The problem — Exactly as written, please set down all of the entries again, with no pictures.
** begin Data supplied **
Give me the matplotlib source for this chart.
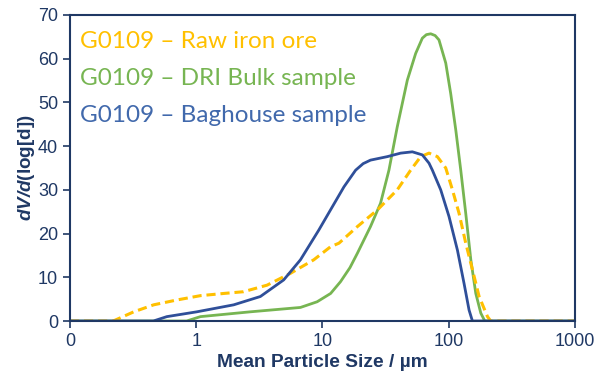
import numpy as np
import matplotlib
matplotlib.use("Agg")
import matplotlib.pyplot as plt
from matplotlib.ticker import FixedLocator, FixedFormatter, NullLocator

# particle size (um) / dV/dlog(d)
raw_size = [0.1, 0.22, 0.32, 0.46, 0.70, 1.08, 1.65, 2.37, 3.64, 5.57, 8.53, 11.6, 13.5,
            18.9, 27.2, 39.1, 49.9, 60.0, 69.8, 81.3, 94.7, 107, 120.8, 136.4, 154.2,
            174, 202.8, 215, 1000]
raw_val = [0, 0, 2.1, 3.7, 4.8, 5.8, 6.3, 6.7, 8.2, 10.9, 14.0, 17.0, 17.8,
           21.6, 25.4, 30.0, 34.5, 37.6, 38.4, 37.6, 35.0, 30.0, 24.6, 17.8, 11.7,
           5.6, 1.0, 0, 0]

dri_size = [0.1, 0.84, 1.08, 2.68, 6.69, 9.07, 11.6, 13.9, 16.5, 18.9, 24.0, 28.8, 33.6,
            39.1, 47.0, 54.7, 61.8, 66.5, 72.0, 78.0, 83.7, 94.7, 103.7, 113.7, 124.5,
            136.4, 149.6, 163.8, 179.5, 193, 1000]
dri_val = [0, 0, 1.0, 2.1, 3.1, 4.4, 6.3, 9.0, 12.2, 15.5, 21.6, 26.9, 34.5,
           44.4, 55.1, 61.2, 64.7, 65.5, 65.7, 65.3, 64.3, 59.0, 52.0, 43.7, 34.5,
           24.6, 14.0, 6.3, 1.8, 0, 0]

bag_size = [0.1, 0.458, 0.585, 1.01, 1.98, 3.22, 4.93, 6.69, 9.35, 11.57, 14.8, 18.3,
            21.0, 24.0, 32.6, 41.6, 51.5, 61.8, 69.8, 74.2, 86.4, 100.5, 117.2, 132.2,
            144.9, 154, 1000]
bag_val = [0, 0, 1.0, 2.1, 3.7, 5.6, 9.4, 14.0, 20.8, 25.4, 30.7, 34.5,
           36.0, 36.8, 37.6, 38.4, 38.7, 38.0, 36.1, 34.5, 30.0, 23.9, 16.2, 8.6,
           2.5, 0, 0]

labels = ["G0109 \u2013 Raw iron ore", "G0109 \u2013 DRI Bulk sample", "G0109 \u2013 Baghouse sample"]
x_ticks = [0.1, 1, 10, 100, 1000]
x_tick_labels = ["0", "1", "10", "100", "1000"]
y_ticks = [0, 10, 20, 30, 40, 50, 60, 70]

navy = "#1F3864"
c_raw = "#FFC000"
c_dri = "#77B552"
c_bag = "#2F4F99"
c_bag_txt = "#4169AC"

plt.rcParams["mathtext.fontset"] = "custom"
plt.rcParams["mathtext.bfit"] = "Liberation Sans:bold:italic"
plt.rcParams["mathtext.bf"] = "Liberation Sans:bold"
plt.rcParams["mathtext.rm"] = "Liberation Sans"

fig = plt.figure(figsize=(5.94, 3.73), dpi=100)
ax = fig.add_axes([0.1178, 0.1394, 0.8502, 0.8204])

ax.plot(dri_size, dri_val, color=c_dri, lw=2)
ax.plot(raw_size, raw_val, color=c_raw, lw=2.2, dashes=(3, 1.6))
ax.plot(bag_size, bag_val, color=c_bag, lw=2)

ax.set_xscale("log")
ax.set_xlim(0.1, 1000)
ax.set_ylim(0, 70)
ax.xaxis.set_major_locator(FixedLocator(x_ticks))
ax.xaxis.set_major_formatter(FixedFormatter(x_tick_labels))
ax.xaxis.set_minor_locator(NullLocator())
ax.set_yticks(y_ticks)

for s in ax.spines.values():
    s.set_color(navy)
    s.set_linewidth(1.5)
ax.tick_params(colors=navy, width=1.2, length=5, labelsize=13, direction="out")
for lab in ax.get_xticklabels() + ax.get_yticklabels():
    lab.set_fontfamily("Liberation Sans")

ax.set_xlabel("Mean Particle Size / \u00b5m", fontsize=13.8, fontweight="bold",
              color=navy, family="Liberation Sans", labelpad=3)
ax.set_ylabel(r"$\mathbfit{dV/d}$(log[d])", fontsize=13.6, fontweight="bold",
              color=navy, family="Liberation Sans", labelpad=1)

for i, (txt, col) in enumerate(zip(labels, [c_raw, c_dri, c_bag_txt])):
    ax.text(0.02, 0.915 - i * 0.122, txt, transform=ax.transAxes, color=col,
            fontsize=17.5, family="Lato", va="center", ha="left")

fig.savefig("out.png", dpi=100)
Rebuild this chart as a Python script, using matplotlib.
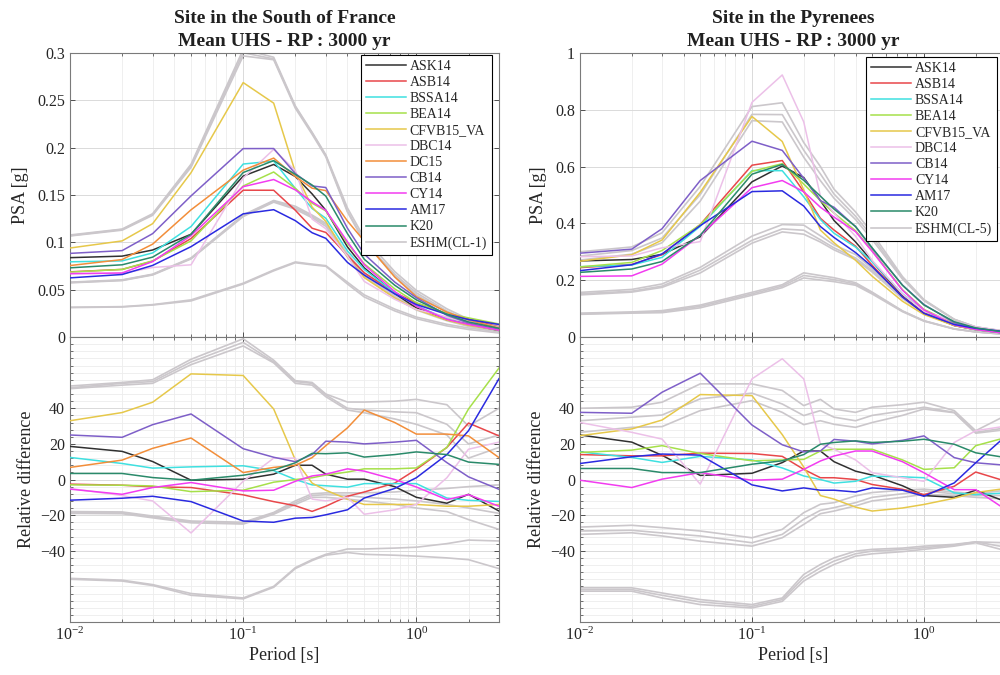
** end Data supplied **
Result for this task —
Give me the matplotlib source for this chart.
import numpy as np
import matplotlib
matplotlib.use("Agg")
import matplotlib.pyplot as plt
from matplotlib.ticker import FixedLocator, FixedFormatter, NullLocator

# particle size (um) / dV/dlog(d)
raw_size = [0.1, 0.22, 0.32, 0.46, 0.70, 1.08, 1.65, 2.37, 3.64, 5.57, 8.53, 11.6, 13.5,
            18.9, 27.2, 39.1, 49.9, 60.0, 69.8, 81.3, 94.7, 107, 120.8, 136.4, 154.2,
            174, 202.8, 215, 1000]
raw_val = [0, 0, 2.1, 3.7, 4.8, 5.8, 6.3, 6.7, 8.2, 10.9, 14.0, 17.0, 17.8,
           21.6, 25.4, 30.0, 34.5, 37.6, 38.4, 37.6, 35.0, 30.0, 24.6, 17.8, 11.7,
           5.6, 1.0, 0, 0]

dri_size = [0.1, 0.84, 1.08, 2.68, 6.69, 9.07, 11.6, 13.9, 16.5, 18.9, 24.0, 28.8, 33.6,
            39.1, 47.0, 54.7, 61.8, 66.5, 72.0, 78.0, 83.7, 94.7, 103.7, 113.7, 124.5,
            136.4, 149.6, 163.8, 179.5, 193, 1000]
dri_val = [0, 0, 1.0, 2.1, 3.1, 4.4, 6.3, 9.0, 12.2, 15.5, 21.6, 26.9, 34.5,
           44.4, 55.1, 61.2, 64.7, 65.5, 65.7, 65.3, 64.3, 59.0, 52.0, 43.7, 34.5,
           24.6, 14.0, 6.3, 1.8, 0, 0]

bag_size = [0.1, 0.458, 0.585, 1.01, 1.98, 3.22, 4.93, 6.69, 9.35, 11.57, 14.8, 18.3,
            21.0, 24.0, 32.6, 41.6, 51.5, 61.8, 69.8, 74.2, 86.4, 100.5, 117.2, 132.2,
            144.9, 154, 1000]
bag_val = [0, 0, 1.0, 2.1, 3.7, 5.6, 9.4, 14.0, 20.8, 25.4, 30.7, 34.5,
           36.0, 36.8, 37.6, 38.4, 38.7, 38.0, 36.1, 34.5, 30.0, 23.9, 16.2, 8.6,
           2.5, 0, 0]

labels = ["G0109 \u2013 Raw iron ore", "G0109 \u2013 DRI Bulk sample", "G0109 \u2013 Baghouse sample"]
x_ticks = [0.1, 1, 10, 100, 1000]
x_tick_labels = ["0", "1", "10", "100", "1000"]
y_ticks = [0, 10, 20, 30, 40, 50, 60, 70]

navy = "#1F3864"
c_raw = "#FFC000"
c_dri = "#77B552"
c_bag = "#2F4F99"
c_bag_txt = "#4169AC"

plt.rcParams["mathtext.fontset"] = "custom"
plt.rcParams["mathtext.bfit"] = "Liberation Sans:bold:italic"
plt.rcParams["mathtext.bf"] = "Liberation Sans:bold"
plt.rcParams["mathtext.rm"] = "Liberation Sans"

fig = plt.figure(figsize=(5.94, 3.73), dpi=100)
ax = fig.add_axes([0.1178, 0.1394, 0.8502, 0.8204])

ax.plot(dri_size, dri_val, color=c_dri, lw=2)
ax.plot(raw_size, raw_val, color=c_raw, lw=2.2, dashes=(3, 1.6))
ax.plot(bag_size, bag_val, color=c_bag, lw=2)

ax.set_xscale("log")
ax.set_xlim(0.1, 1000)
ax.set_ylim(0, 70)
ax.xaxis.set_major_locator(FixedLocator(x_ticks))
ax.xaxis.set_major_formatter(FixedFormatter(x_tick_labels))
ax.xaxis.set_minor_locator(NullLocator())
ax.set_yticks(y_ticks)

for s in ax.spines.values():
    s.set_color(navy)
    s.set_linewidth(1.5)
ax.tick_params(colors=navy, width=1.2, length=5, labelsize=13, direction="out")
for lab in ax.get_xticklabels() + ax.get_yticklabels():
    lab.set_fontfamily("Liberation Sans")

ax.set_xlabel("Mean Particle Size / \u00b5m", fontsize=13.8, fontweight="bold",
              color=navy, family="Liberation Sans", labelpad=3)
ax.set_ylabel(r"$\mathbfit{dV/d}$(log[d])", fontsize=13.6, fontweight="bold",
              color=navy, family="Liberation Sans", labelpad=1)

for i, (txt, col) in enumerate(zip(labels, [c_raw, c_dri, c_bag_txt])):
    ax.text(0.02, 0.915 - i * 0.122, txt, transform=ax.transAxes, color=col,
            fontsize=17.5, family="Lato", va="center", ha="left")

fig.savefig("out.png", dpi=100)
Rebuild this chart as a Python script, using matplotlib.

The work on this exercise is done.